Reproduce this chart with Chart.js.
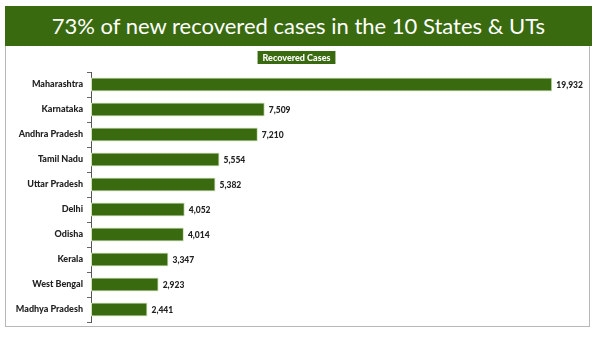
<!DOCTYPE html>
<html>
<head>
<meta charset="utf-8">
<script src="https://cdn.jsdelivr.net/npm/chart.js@4"></script>
<style>
    body { margin: 0; width: 600px; height: 338px; background: #fff; position: relative; overflow: hidden; }
    .banner {
        position: absolute; left: 5px; top: 6px; width: 587px; height: 40px;
        background: #3a6a10; color: #fff;
        font-family: Lato, 'Open Sans', sans-serif; font-size: 22px;
        text-align: center; line-height: 40px;
    }
    .frame {
        position: absolute; left: 5px; top: 46px; width: 583px; height: 280px;
        border: 1px solid #b8b8b8; border-top: none;
    }
    #chart { position: absolute; left: 0; top: 0; }
</style>
</head>
<body>
<div class="banner">73% of new recovered cases in the 10 States &amp; UTs</div>
<div class="frame"></div>
<canvas id="chart" width="600" height="338"></canvas>
<script>
// 数据
const states = ['Maharashtra', 'Karnataka', 'Andhra Pradesh', 'Tamil Nadu', 'Uttar Pradesh',
    'Delhi', 'Odisha', 'Kerala', 'West Bengal', 'Madhya Pradesh'];
const recovered = [19932, 7509, 7210, 5554, 5382, 4052, 4014, 3347, 2923, 2441];
const seriesLabel = 'Recovered Cases';

const green = '#3a6a10';
const labelFont = 'Lato, "Open Sans", sans-serif';

// 图例：绿色底白字
const legendBox = {
    id: 'legendBox',
    afterDraw(chart) {
        const ctx = chart.ctx;
        const text = chart.data.datasets[0].label;
        ctx.save();
        ctx.font = '900 9px ' + labelFont;
        const w = ctx.measureText(text).width + 10;
        const cx = 296.5, cy = 57.5;
        ctx.fillStyle = green;
        ctx.fillRect(cx - w / 2, cy - 6.5, w, 13);
        ctx.fillStyle = '#fff';
        ctx.textAlign = 'center';
        ctx.textBaseline = 'middle';
        ctx.fillText(text, cx, cy + 0.5);
        ctx.restore();
    }
};

// 数值标签
const valueLabels = {
    id: 'valueLabels',
    afterDatasetsDraw(chart) {
        const ctx = chart.ctx;
        const meta = chart.getDatasetMeta(0);
        ctx.save();
        ctx.font = '900 8.5px ' + labelFont;
        ctx.fillStyle = '#222';
        ctx.textBaseline = 'middle';
        meta.data.forEach((bar, i) => {
            ctx.fillText(recovered[i].toLocaleString('en-US'), bar.x + 4, bar.y + 0.5);
        });
        ctx.restore();
    }
};

new Chart(document.getElementById('chart'), {
    type: 'bar',
    data: {
        labels: states,
        datasets: [{
            label: seriesLabel,
            data: recovered,
            backgroundColor: green,
            borderColor: '#cfe0b8',
            borderWidth: 1,
            borderSkipped: false,
            barPercentage: 0.62,
            categoryPercentage: 0.9
        }]
    },
    options: {
        indexAxis: 'y',
        responsive: false,
        animation: false,
        layout: { padding: { left: 11, right: 23, top: 72, bottom: 16 } },
        plugins: {
            legend: { display: false },
            tooltip: { enabled: false }
        },
        scales: {
            x: { display: false, min: 0, max: 21000 },
            y: {
                afterFit(scale) { scale.width = 80; },
                grid: { drawOnChartArea: false, drawTicks: true, tickLength: 4, color: '#666' },
                border: { display: true, color: '#555' },
                ticks: {
                    color: '#222',
                    padding: 4,
                    font: { family: labelFont, size: 9, weight: '900' }
                }
            }
        }
    },
    plugins: [legendBox, valueLabels]
});
</script>
</body>
</html>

□ □ □

EXERCISE PROMPT. Repeat all of the data above word for word, minus the pictures.

FINISHED ANSWER.
Reproduce this chart with Chart.js.
<!DOCTYPE html>
<html>
<head>
<meta charset="utf-8">
<script src="https://cdn.jsdelivr.net/npm/chart.js@4"></script>
<style>
    body { margin: 0; width: 600px; height: 338px; background: #fff; position: relative; overflow: hidden; }
    .banner {
        position: absolute; left: 5px; top: 6px; width: 587px; height: 40px;
        background: #3a6a10; color: #fff;
        font-family: Lato, 'Open Sans', sans-serif; font-size: 22px;
        text-align: center; line-height: 40px;
    }
    .frame {
        position: absolute; left: 5px; top: 46px; width: 583px; height: 280px;
        border: 1px solid #b8b8b8; border-top: none;
    }
    #chart { position: absolute; left: 0; top: 0; }
</style>
</head>
<body>
<div class="banner">73% of new recovered cases in the 10 States &amp; UTs</div>
<div class="frame"></div>
<canvas id="chart" width="600" height="338"></canvas>
<script>
// 数据
const states = ['Maharashtra', 'Karnataka', 'Andhra Pradesh', 'Tamil Nadu', 'Uttar Pradesh',
    'Delhi', 'Odisha', 'Kerala', 'West Bengal', 'Madhya Pradesh'];
const recovered = [19932, 7509, 7210, 5554, 5382, 4052, 4014, 3347, 2923, 2441];
const seriesLabel = 'Recovered Cases';

const green = '#3a6a10';
const labelFont = 'Lato, "Open Sans", sans-serif';

// 图例：绿色底白字
const legendBox = {
    id: 'legendBox',
    afterDraw(chart) {
        const ctx = chart.ctx;
        const text = chart.data.datasets[0].label;
        ctx.save();
        ctx.font = '900 9px ' + labelFont;
        const w = ctx.measureText(text).width + 10;
        const cx = 296.5, cy = 57.5;
        ctx.fillStyle = green;
        ctx.fillRect(cx - w / 2, cy - 6.5, w, 13);
        ctx.fillStyle = '#fff';
        ctx.textAlign = 'center';
        ctx.textBaseline = 'middle';
        ctx.fillText(text, cx, cy + 0.5);
        ctx.restore();
    }
};

// 数值标签
const valueLabels = {
    id: 'valueLabels',
    afterDatasetsDraw(chart) {
        const ctx = chart.ctx;
        const meta = chart.getDatasetMeta(0);
        ctx.save();
        ctx.font = '900 8.5px ' + labelFont;
        ctx.fillStyle = '#222';
        ctx.textBaseline = 'middle';
        meta.data.forEach((bar, i) => {
            ctx.fillText(recovered[i].toLocaleString('en-US'), bar.x + 4, bar.y + 0.5);
        });
        ctx.restore();
    }
};

new Chart(document.getElementById('chart'), {
    type: 'bar',
    data: {
        labels: states,
        datasets: [{
            label: seriesLabel,
            data: recovered,
            backgroundColor: green,
            borderColor: '#cfe0b8',
            borderWidth: 1,
            borderSkipped: false,
            barPercentage: 0.62,
            categoryPercentage: 0.9
        }]
    },
    options: {
        indexAxis: 'y',
        responsive: false,
        animation: false,
        layout: { padding: { left: 11, right: 23, top: 72, bottom: 16 } },
        plugins: {
            legend: { display: false },
            tooltip: { enabled: false }
        },
        scales: {
            x: { display: false, min: 0, max: 21000 },
            y: {
                afterFit(scale) { scale.width = 80; },
                grid: { drawOnChartArea: false, drawTicks: true, tickLength: 4, color: '#666' },
                border: { display: true, color: '#555' },
                ticks: {
                    color: '#222',
                    padding: 4,
                    font: { family: labelFont, size: 9, weight: '900' }
                }
            }
        }
    },
    plugins: [legendBox, valueLabels]
});
</script>
</body>
</html>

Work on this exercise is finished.